The need to increase the capability of a competition authority cannot be confined only to its staff and members. The Jamaican competition regime is highly dissected. Industries like broadcasting, light and power, telecommunications and antidumping are regulated by another authorities, and some cases disputes from those are appealed to other tribunals. Yet, in the local competition authority has an interest and a duty to promote competition. A credible regime requires a credible competition authority and credibility in those other agencies as well. Part of the responsibility of the authority must be to increase the capability of those others agencies also. Finally, and for reasons that I could explain later, the Jamaican competition regime must rely more on the courts than for its enforcement that many of you are probably accustomed to. Thus, the overall credibly of the completion authority requires increased capabilities of the judges. It is a little ironical that we are at this stage, because the design of the Jamaican regime was predicated on the assumption that the judges would not fully appreciate nor understand a pro-competition regime. So the competition authority must do now, what the state should have done earlier, and promote the knowledge and skills of the judiciary in competition matters.

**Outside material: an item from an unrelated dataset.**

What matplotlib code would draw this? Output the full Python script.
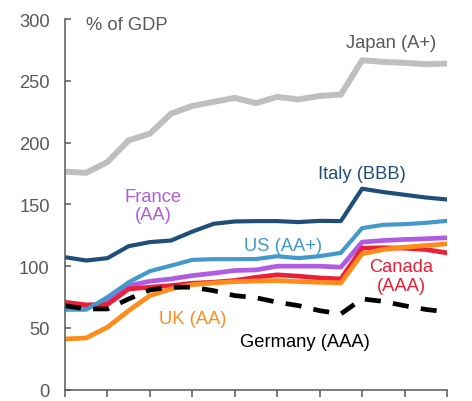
import numpy as np
import matplotlib
matplotlib.use('Agg')
import matplotlib.pyplot as plt

plt.rcParams['font.family'] = ['Liberation Sans', 'DejaVu Sans']

# Gross government debt, % of GDP (19 yearly observations)
okresy = np.arange(19)

japonia = [176.5, 175.6, 184.3, 201.8, 207.3, 223.5, 229.7, 233.0, 236.2, 232.0,
           237.0, 235.0, 237.8, 238.9, 266.7, 265.4, 264.6, 263.5, 264.0]
wlochy = [107.3, 104.6, 106.5, 116.2, 119.5, 120.8, 128.0, 134.3, 136.2, 136.5,
          136.5, 135.7, 136.7, 136.5, 162.7, 160.0, 157.8, 155.6, 154.0]
usa = [64.8, 64.8, 74.9, 87.0, 96.0, 100.5, 105.1, 105.7, 105.7, 105.8,
       108.1, 106.5, 108.1, 110.8, 130.8, 133.5, 134.0, 135.1, 136.7]
francja = [68.0, 66.5, 71.0, 84.3, 87.8, 89.7, 92.4, 94.3, 96.5, 97.0,
           100.0, 100.0, 100.0, 99.2, 119.5, 120.8, 121.6, 122.2, 123.0]
kanada = [70.8, 68.7, 69.0, 81.6, 83.0, 84.3, 86.2, 87.0, 88.4, 91.0,
          93.0, 91.9, 90.5, 89.7, 114.6, 114.9, 114.6, 113.5, 110.8]
wielka_brytania = [41.1, 41.9, 50.6, 64.0, 76.2, 81.6, 85.1, 86.5, 87.5, 88.0,
                   88.4, 87.5, 87.0, 86.5, 110.0, 113.5, 115.4, 116.7, 118.1]
niemcy = [68.0, 65.4, 65.4, 73.5, 80.8, 83.0, 83.0, 80.2, 76.2, 74.5,
          70.8, 68.1, 64.0, 61.4, 73.5, 71.5, 68.0, 65.0, 63.0]

SZARY = '#595959'

fig = plt.figure(figsize=(4.72, 4.02), dpi=100)
ax = fig.add_axes([0.1377, 0.028, 0.8093, 0.922])

ax.plot(okresy, japonia, color='#BFBFBF', lw=4.3)
ax.plot(okresy, wlochy, color='#1F4E79', lw=3.0)
ax.plot(okresy, francja, color='#B05CE0', lw=3.4)
ax.plot(okresy, kanada, color='#E8203A', lw=3.4)
ax.plot(okresy, wielka_brytania, color='#FF8C1A', lw=3.4)
ax.plot(okresy, usa, color='#4499CC', lw=3.0)
ax.plot(okresy, niemcy, color='black', lw=3.4, dashes=(3.4, 2.6))

fs = 13.2
ax.text(1.0, 296, '% of GDP', color=SZARY, fontsize=fs, ha='left', va='center')
ax.text(15.36, 281, 'Japan (A+)', color=SZARY, fontsize=fs, ha='center', va='center')
ax.text(13.98, 174.8, 'Italy (BBB)', color='#1F4E79', fontsize=fs, ha='center', va='center')
ax.text(4.16, 149, 'France\n(AA)', color='#B05CE0', fontsize=fs, ha='center',
        va='center', linespacing=1.1)
ax.text(10.27, 116.7, 'US (AA+)', color='#4499CC', fontsize=fs, ha='center', va='center')
ax.text(15.84, 92.1, 'Canada\n(AAA)', color='#E8203A', fontsize=fs, ha='center',
        va='center', linespacing=1.1)
ax.text(6.02, 57.3, 'UK (AA)', color='#FF8C1A', fontsize=fs, ha='center', va='center')
ax.text(11.31, 38.9, 'Germany (AAA)', color='black', fontsize=fs, ha='center', va='center')

ax.set_xlim(0, 18)
ax.set_ylim(0, 300)
ax.set_yticks(range(0, 301, 50))
ax.set_xticks(range(0, 19, 2))
ax.set_xticklabels([])

for strona in ('top', 'right'):
    ax.spines[strona].set_visible(False)
for strona in ('left', 'bottom'):
    ax.spines[strona].set_color(SZARY)
    ax.spines[strona].set_linewidth(1.1)

ax.tick_params(axis='y', direction='in', length=4.5, width=1.1, color=SZARY,
               labelcolor=SZARY, labelsize=fs, pad=11)
ax.tick_params(axis='x', direction='out', length=5, width=1.1, color=SZARY)

fig.savefig('out.png', dpi=100)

Tackling the anti-competitive environment

The credibly of a new competition authority depends on its ability to pick popular fights and win them. If that is so, and I think that it is, then the authority should early pick fights that it can win and avoid fights that it must not lose. The Jamaican competition authority only understood the first half of that injunction, and in its early days it certainly picked some popular fights that it won. The fixing of bread prices, the fixing of architectural fees, and restricting of access to legal services in the home mortgage industry are examples of those. On the other hand, quixotically taking on the coffee industry, the legal profession and the local stock exchange were battles that we could not have easily won and the consequence for losing them was disastrous.

Pursuing pro-competition advocacy and support

One of the lessons we have learned in the Jamaica Fair Trading Commission is that credibility comes with being capable and being right, and not necessarily from confrontation. As such some of the authority’s most effective battles come from just advocacy. While it may not be true that the authority in Jamaica has the bully pulpit, but its voice is very heard and quite often heard over the participants in the market. An authority can achieve a great in promoting competing by just lending the weight of its opinion to the cause.
Not only will advocacy help to promote the right conduct in the market, it can also serve to develop and drive the policy of government. A government can get no better advice, certainly no better informed advice, than it will get from the completion authority. There is perhaps no better test of credibility than a government’s willingness to accept the authority’s advice and market participant’s deference to the authority’s opinions.

Consequences of Capability

There are consequences where an agency is regarded as credible. One is the tendency for trade organizations to want to coop the authority. Another is a tendency to defer too much to it, rather than pursue a private right of action.